Real-time data integration from smart inverters, IoT sensors, and weather feeds allows short-term operational forecasts to be updated every few minutes. These operational forecasts feed into grid control rooms to manage distributed energy resources, but they also inform capacity planners about emerging issues—for example, a sudden increase in EV charging load in a neighborhood that was not previously a concern. By combining high-frequency real-time data with long-term historical trends, utilities can identify capacity gaps earlier than annual studies alone would reveal.
Artificial intelligence is moving beyond simple load prediction into reinforcement learning for capacity scheduling. These systems simulate thousands of possible futures using stochastic models and historical data, then recommend investment strategies that minimize cost under uncertainty. While still experimental in many utilities, early adopters report reducing capital expenditure by 5–10% through optimized timing of infrastructure projects. The key for any utility is to start with a solid historical data foundation—without it, the most sophisticated AI will produce only sophisticated guesses.
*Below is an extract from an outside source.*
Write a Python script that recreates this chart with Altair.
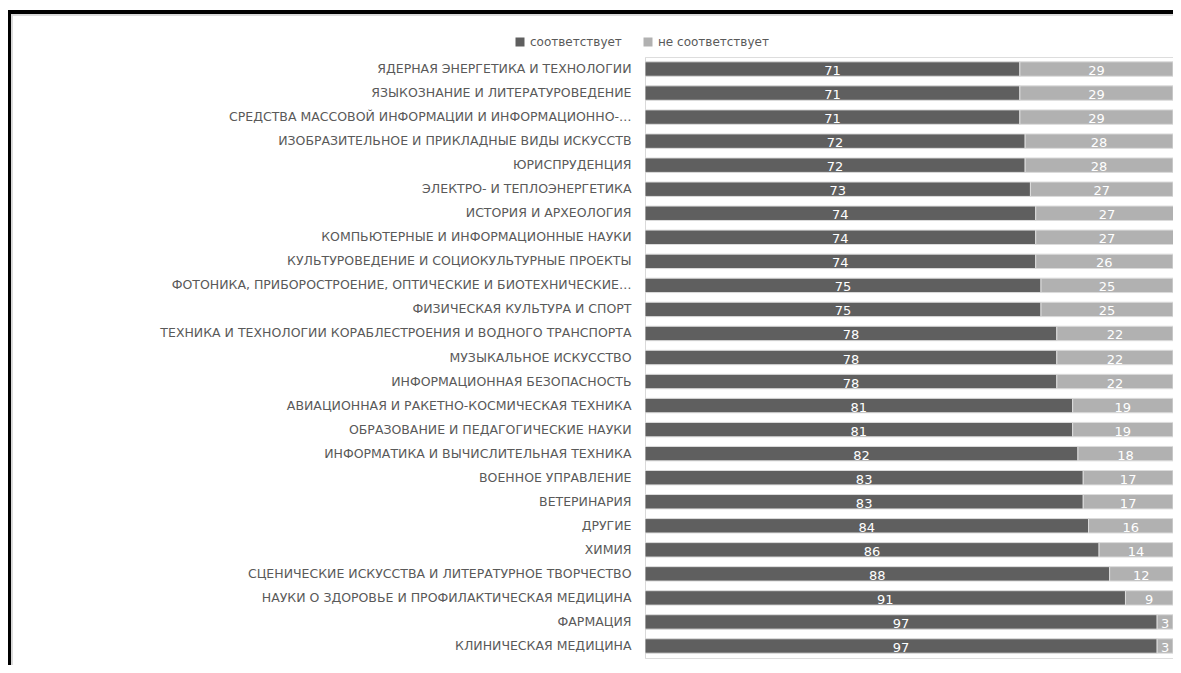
import altair as alt
import pandas as pd

categories = [
    "ЯДЕРНАЯ ЭНЕРГЕТИКА И ТЕХНОЛОГИИ",
    "ЯЗЫКОЗНАНИЕ И ЛИТЕРАТУРОВЕДЕНИЕ",
    "СРЕДСТВА МАССОВОЙ ИНФОРМАЦИИ И ИНФОРМАЦИОННО-…",
    "ИЗОБРАЗИТЕЛЬНОЕ И ПРИКЛАДНЫЕ ВИДЫ ИСКУССТВ",
    "ЮРИСПРУДЕНЦИЯ",
    "ЭЛЕКТРО- И ТЕПЛОЭНЕРГЕТИКА",
    "ИСТОРИЯ И АРХЕОЛОГИЯ",
    "КОМПЬЮТЕРНЫЕ И ИНФОРМАЦИОННЫЕ НАУКИ",
    "КУЛЬТУРОВЕДЕНИЕ И СОЦИОКУЛЬТУРНЫЕ ПРОЕКТЫ",
    "ФОТОНИКА, ПРИБОРОСТРОЕНИЕ, ОПТИЧЕСКИЕ И БИОТЕХНИЧЕСКИЕ…",
    "ФИЗИЧЕСКАЯ КУЛЬТУРА И СПОРТ",
    "ТЕХНИКА И ТЕХНОЛОГИИ КОРАБЛЕСТРОЕНИЯ И ВОДНОГО ТРАНСПОРТА",
    "МУЗЫКАЛЬНОЕ ИСКУССТВО",
    "ИНФОРМАЦИОННАЯ БЕЗОПАСНОСТЬ",
    "АВИАЦИОННАЯ И РАКЕТНО-КОСМИЧЕСКАЯ ТЕХНИКА",
    "ОБРАЗОВАНИЕ И ПЕДАГОГИЧЕСКИЕ НАУКИ",
    "ИНФОРМАТИКА И ВЫЧИСЛИТЕЛЬНАЯ ТЕХНИКА",
    "ВОЕННОЕ УПРАВЛЕНИЕ",
    "ВЕТЕРИНАРИЯ",
    "ДРУГИЕ",
    "ХИМИЯ",
    "СЦЕНИЧЕСКИЕ ИСКУССТВА И ЛИТЕРАТУРНОЕ ТВОРЧЕСТВО",
    "НАУКИ О ЗДОРОВЬЕ И ПРОФИЛАКТИЧЕСКАЯ МЕДИЦИНА",
    "ФАРМАЦИЯ",
    "КЛИНИЧЕСКАЯ МЕДИЦИНА",
]
match = [71, 71, 71, 72, 72, 73, 74, 74, 74, 75, 75, 78, 78, 78, 81, 81, 82, 83, 83, 84, 86, 88, 91, 97, 97]
mismatch = [29, 29, 29, 28, 28, 27, 27, 27, 26, 25, 25, 22, 22, 22, 19, 19, 18, 17, 17, 16, 14, 12, 9, 3, 3]
series = ["соответствует", "не соответствует"]
colors = ["#5f5f5f", "#b1b1b1"]

rows = []
for c, m, n in zip(categories, match, mismatch):
    rows.append({"cat": c, "series": series[0], "value": m, "ord": 0})
    rows.append({"cat": c, "series": series[1], "value": n, "ord": 1})
df = pd.DataFrame(rows)

FONT = "DejaVu Sans"

xscale = alt.Scale(domain=[0, 100], nice=False)

base = alt.Chart(df).encode(
    y=alt.Y("cat:N", sort=categories, title=None,
            scale=alt.Scale(paddingInner=0.4, paddingOuter=0.2),
            axis=alt.Axis(labelFontSize=12.5, labelColor="#595959", labelFont=FONT,
                          labelPadding=14, ticks=False, domainColor="#d9d9d9",
                          labelLimit=700)),
    order=alt.Order("ord:Q"),
)

bars = base.mark_bar(stroke="#dcdcdc", strokeWidth=1, clip=True).encode(
    x=alt.X("value:Q", stack="zero", title=None, scale=xscale, axis=None),
    color=alt.Color("series:N", sort=series,
                    scale=alt.Scale(domain=series, range=colors),
                    legend=alt.Legend(title=None, orient="none", direction="horizontal",
                                      legendX=-131, legendY=-21, symbolType="square",
                                      symbolSize=81, symbolStrokeWidth=0,
                                      labelFontSize=12, labelColor="#595959",
                                      labelFont=FONT, columnPadding=20, labelOffset=4,
                                      labelLimit=300)),
)

labels = base.mark_text(color="white", fontSize=13, font=FONT, dy=2).encode(
    x=alt.X("value:Q", stack="zero", bandPosition=0.5, scale=xscale, axis=None),
    text=alt.Text("value:Q"),
    detail="series:N",
)

# chart frame
frame_top = alt.Chart(df).mark_rule(color="black", strokeWidth=2.5).encode(
    x=alt.value(-637), x2=alt.value(700), y=alt.value(-45))
frame_left = alt.Chart(df).mark_rule(color="black", strokeWidth=2.5).encode(
    x=alt.value(-636), y=alt.value(-46), y2=alt.value(700))
shade_top = alt.Chart(df).mark_rule(color="#d9d9d9", strokeWidth=2).encode(
    x=alt.value(-635), x2=alt.value(700), y=alt.value(-42.8))
shade_left = alt.Chart(df).mark_rule(color="#d9d9d9", strokeWidth=2).encode(
    x=alt.value(-633.8), y=alt.value(-44), y2=alt.value(700))

chart = alt.layer(bars, labels, shade_top, shade_left, frame_top, frame_left).properties(
    width=528, height=601,
    autosize=alt.AutoSizeParams(type="none"),
    padding={"left": 637, "top": 49, "right": 0, "bottom": 7},
).configure_view(stroke="#d9d9d9", strokeWidth=1).configure(background="white")

chart.save("out.html", embed_options={"renderer": "svg", "actions": False})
Conclusion: Turning Yesterday's Data into Tomorrow's Capacity
Historical data is far more than a record of the past; it is the most reliable guide to future capacity needs when handled with discipline and insight. From clean data pipelines and thoughtful feature selection to validated models and scenario planning, every step in the forecasting process reduces uncertainty and increases the utility's ability to serve its customers reliably and efficiently. The utilities that invest in building strong historical data practices today will be the ones that avoid capacity crises tomorrow. The path forward is clear: start with the data you have, improve its quality, apply the right analytical tools, and use the results to make transparent, defensible infrastructure decisions. The grid—and the customers who depend on it—will thank you.